------ Records for the task ------

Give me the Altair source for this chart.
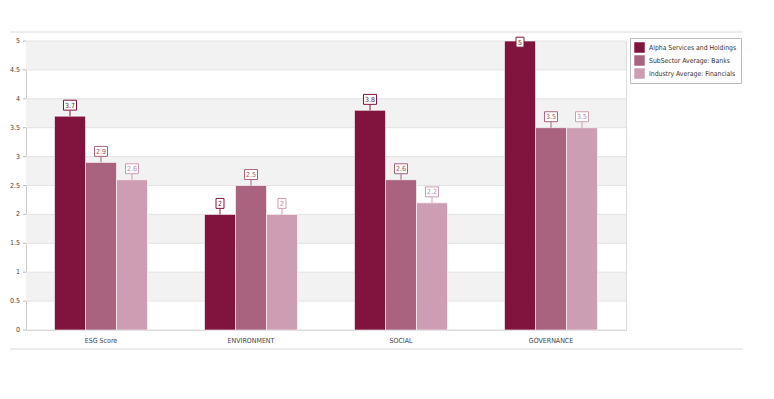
import altair as alt
import pandas as pd

categories = ["ESG Score", "ENVIRONMENT", "SOCIAL", "GOVERNANCE"]
series = ["Alpha Services and Holdings", "SubSector Average: Banks", "Industry Average: Financials"]
alpha = [3.7, 2, 3.8, 5]
subsector = [2.9, 2.5, 2.6, 3.5]
industry = [2.6, 2, 2.2, 3.5]
colors = ["#80143f", "#a9637f", "#cd9eb3"]
band_starts = [0.5, 1.5, 2.5, 3.5, 4.5]
y_ticks = [0, 0.5, 1, 1.5, 2, 2.5, 3, 3.5, 4, 4.5, 5]

rows = []
for s, vals in zip(series, [alpha, subsector, industry]):
    for c, v in zip(categories, vals):
        lab = f"{v:g}"
        rows.append({"cat": c, "series": s, "value": v, "label": lab,
                     "w": "wide" if len(lab) > 1 else "narrow"})
df = pd.DataFrame(rows)
bands = pd.DataFrame({"b0": band_starts, "b1": [b + 0.5 for b in band_starts]})
ticks_df = pd.DataFrame({"t": y_ticks, "tl": [f"{t:g}" for t in y_ticks]})

FONT = "DejaVu Sans Condensed"
W, H = 600, 289

yscale = alt.Scale(domain=[0, 5], nice=False)
yaxis = alt.Axis(title=None, labels=False, ticks=False, grid=False, domainColor="#cccccc")

xs = alt.X("cat:N", sort=categories, scale=alt.Scale(paddingInner=0.38, paddingOuter=0.19),
           axis=alt.Axis(title=None, labelAngle=0, ticks=False, domainColor="#cccccc",
                         labelFontSize=7, labelColor="#444444", labelFont=FONT, labelPadding=6))
xo = alt.XOffset("series:N", sort=series)
col = alt.Color("series:N", sort=series, scale=alt.Scale(domain=series, range=colors),
                legend=alt.Legend(title=None, orient="none", legendX=604, legendY=-3,
                                  symbolType="square", symbolSize=110, symbolStrokeWidth=0,
                                  labelFontSize=6.8, labelFont=FONT, labelColor="#333333",
                                  strokeColor="#bbbbbb", padding=4, rowPadding=2,
                                  symbolOpacity=1, labelOffset=4))
strk = alt.Stroke("series:N", sort=series, scale=alt.Scale(domain=series, range=colors), legend=None)

bg = alt.Chart(bands).mark_rect(color="#f2f2f2").encode(
    x=alt.value(0), x2=alt.value(W),
    y=alt.Y("b0:Q", scale=yscale, axis=yaxis), y2="b1:Q")

grid = alt.Chart(ticks_df).mark_rule(color="#e4e4e4", strokeWidth=1).encode(
    x=alt.value(0), x2=alt.value(W), y=alt.Y("t:Q", scale=yscale, axis=yaxis))

ytick_marks = alt.Chart(ticks_df).mark_rule(color="#bbbbbb", strokeWidth=1, clip=False).encode(
    x=alt.value(-3), x2=alt.value(0), y=alt.Y("t:Q", scale=yscale, axis=yaxis))

ytick_labels = alt.Chart(ticks_df).mark_text(
    fontSize=7, font=FONT, align="right", baseline="middle", color="#444444", clip=False
).encode(x=alt.value(-6), y=alt.Y("t:Q", scale=yscale, axis=yaxis), text="tl:N")

base = alt.Chart(df).transform_calculate(
    ly="min(datum.value + 0.19, 4.98)", lt="datum.ly - 0.09")

bars = base.mark_bar(stroke="white", strokeWidth=0.6).encode(
    x=xs, xOffset=xo, y=alt.Y("value:Q", scale=yscale, axis=yaxis), color=col)

conn = base.mark_rule(strokeWidth=1).encode(
    x=xs, xOffset=xo, y=alt.Y("value:Q", scale=yscale, axis=yaxis), y2="lt:Q", stroke=strk)

boxes = base.mark_point(filled=True, fill="white", strokeWidth=1, opacity=1, size=196).encode(
    x=xs, xOffset=xo, y=alt.Y("ly:Q", scale=yscale, axis=yaxis), stroke=strk,
    shape=alt.Shape("w:N", scale=alt.Scale(domain=["wide", "narrow"],
                    range=["M-0.93,-0.71H0.93V0.71H-0.93Z", "M-0.57,-0.71H0.57V0.71H-0.57Z"]),
                    legend=None))

texts = base.mark_text(fontSize=7, font=FONT, baseline="middle", dy=0.5).encode(
    x=xs, xOffset=xo, y=alt.Y("ly:Q", scale=yscale, axis=yaxis), text="label:N",
    color=alt.Color("series:N", sort=series,
                    scale=alt.Scale(domain=series, range=["#5a2a3e", "#8a5a6e", "#b88a9e"]),
                    legend=None))

top_line = alt.Chart(df).mark_rule(color="#ececec", strokeWidth=2, clip=False).encode(
    x=alt.value(-16), x2=alt.value(717), y=alt.value(-9))
bot_line = alt.Chart(df).mark_rule(color="#ececec", strokeWidth=2, clip=False).encode(
    x=alt.value(-16), x2=alt.value(717), y=alt.value(308))

chart = alt.layer(bg, grid, ytick_marks, ytick_labels, bars, conn, boxes, texts,
                  top_line, bot_line).resolve_scale(
    color="independent", stroke="shared"
).properties(
    width=W, height=H,
    autosize=alt.AutoSizeParams(type="none"),
    padding={"left": 18, "top": 33, "right": 130, "bottom": 55},
).configure_view(stroke="#dddddd")

chart.save("out.html", embed_options={"renderer": "svg", "actions": False})
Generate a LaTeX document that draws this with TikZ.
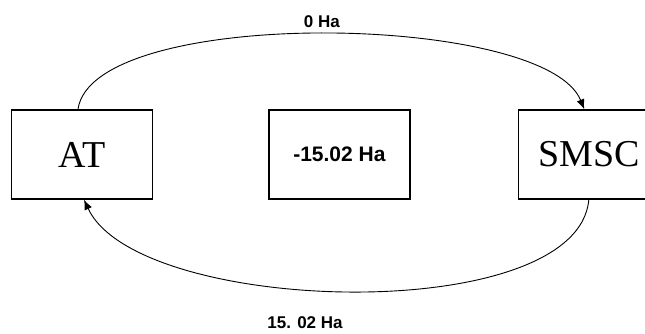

------

▶ [What is expected]: List every line above containing the word "this".

▶ [Full response]:
Give me the Altair source for this chart.
Generate a LaTeX document that draws this with TikZ.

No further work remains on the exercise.